Other box retailers that had been unable to penetrate certain trade areas will try to take advantage of the A and B locations as well, said Crosbie.
For C product in less desirable locations, landlords may need to get creative. “That could mean an office user or something that’s not just pure retail – something that doesn’t need the kind of traffic that the traditional box national would take,” said Karsh.
We might begin to see retail in the front and storage in the back, a “retail mullet,” as Crosbie calls it. Or shopping center developments may be scraped for new mixed-use development, which would be far more expensive than repurposing the space.
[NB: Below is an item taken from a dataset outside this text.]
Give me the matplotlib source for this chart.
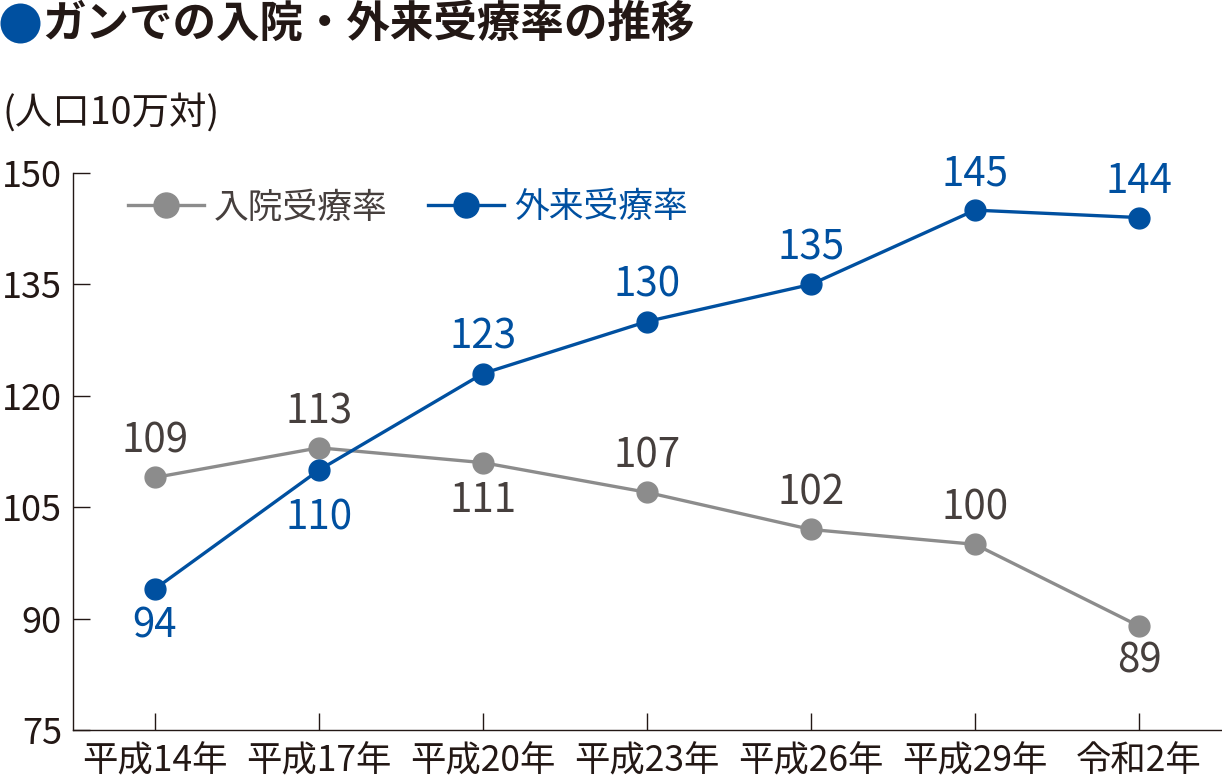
import matplotlib
matplotlib.use("Agg")
import matplotlib.pyplot as plt
from matplotlib.lines import Line2D

plt.rcParams['font.family'] = ['Noto Sans CJK JP', 'DejaVu Sans']

# data
years = ["平成14年", "平成17年", "平成20年", "平成23年", "平成26年", "平成29年", "令和2年"]
inpatient = [109, 113, 111, 107, 102, 100, 89]
outpatient = [94, 110, 123, 130, 135, 145, 144]
# vertical label offsets in points (+ above the point, - below)
inpatient_off = [26, 26, -27, 26, 26, 26, -25]
outpatient_off = [-27, -34.5, 26, 26, 26, 26, 26]

BLUE = "#0050a0"
GRAY = "#8c8c8c"
DARK = "#231815"
LABEL_GRAY = "#463f3d"

fig = plt.figure(figsize=(12.22, 7.83), dpi=100)
ax = fig.add_axes([73/1222, 53/783, 1148/1222, 557/783])

x = list(range(len(years)))
ax.plot(x, inpatient, color=GRAY, lw=2.4, marker="o", ms=15, label="入院受療率", zorder=3)
ax.plot(x, outpatient, color=BLUE, lw=2.4, marker="o", ms=15, label="外来受療率", zorder=4)

for xi, v, o in zip(x, inpatient, inpatient_off):
    ax.annotate(str(v), (xi, v), xytext=(0, o), textcoords="offset points",
                ha="center", va="center", fontsize=29, color=LABEL_GRAY)
for xi, v, o in zip(x, outpatient, outpatient_off):
    ax.annotate(str(v), (xi, v), xytext=(0, o), textcoords="offset points",
                ha="center", va="center", fontsize=29, color=BLUE)

ax.set_xlim(-0.5, 6.5)
ax.set_ylim(75, 150)
ax.set_yticks([75, 90, 105, 120, 135, 150])
ax.set_xticks(x)
ax.set_xticklabels(years)

for sp in ["top", "right"]:
    ax.spines[sp].set_visible(False)
for sp in ["left", "bottom"]:
    ax.spines[sp].set_linewidth(1.0)
    ax.spines[sp].set_color(DARK)

ax.tick_params(axis="y", direction="in", length=12, width=1, colors=DARK,
               labelsize=26, pad=8)
ax.tick_params(axis="x", direction="in", length=12, width=1, colors=DARK,
               labelsize=25.5, pad=9.5)

leg = ax.legend(loc="center left", bbox_to_anchor=((128 - 73)/1148, (730 - 208)/557),
                ncol=2, frameon=False, fontsize=25, handlelength=2.2,
                handletextpad=0.28, columnspacing=1.15, borderaxespad=0,
                borderpad=0, markerscale=1.2)
for t, c in zip(leg.get_texts(), [LABEL_GRAY, BLUE]):
    t.set_color(c)

# title bullet as a filled circle
fig.add_artist(Line2D([20/1222], [1 - 23/783], marker="o", ms=28.8, color=BLUE,
                      markeredgewidth=0, transform=fig.transFigure))
fig.text(42/1222, 1 - 24/783, "ガンでの入院・外来受療率の推移", fontsize=31.3,
         fontweight="bold", color=DARK, va="center", ha="left")
fig.text(2/1222, 1 - 113/783, "(人口10万対)", fontsize=27, color=DARK,
         va="center", ha="left")

fig.savefig("out.png", dpi=100)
The other option is dividing the space for multiple tenants. Many landlords will hesitate to do this because dividing boxes is expensive, said Karsh. “They’ll divide it if they have to, but sometimes I’ve seen landlords tell the tenant to take the entire space at a much lesser rent just so they didn’t have to go through dividing it,” she said.
However, every space is unique and splitting a large vacant space can have serious payoffs, said Jenkins.
“There’s always a cost of demising the space, but smaller spaces dictate larger rents,” Jenkins said. “So the payback should be there. And tenants are downsizing, so the more reasonably sized spaces you have, the easier it’s going to be to release them in the future. It’s really a long-term investment when you demise a space.”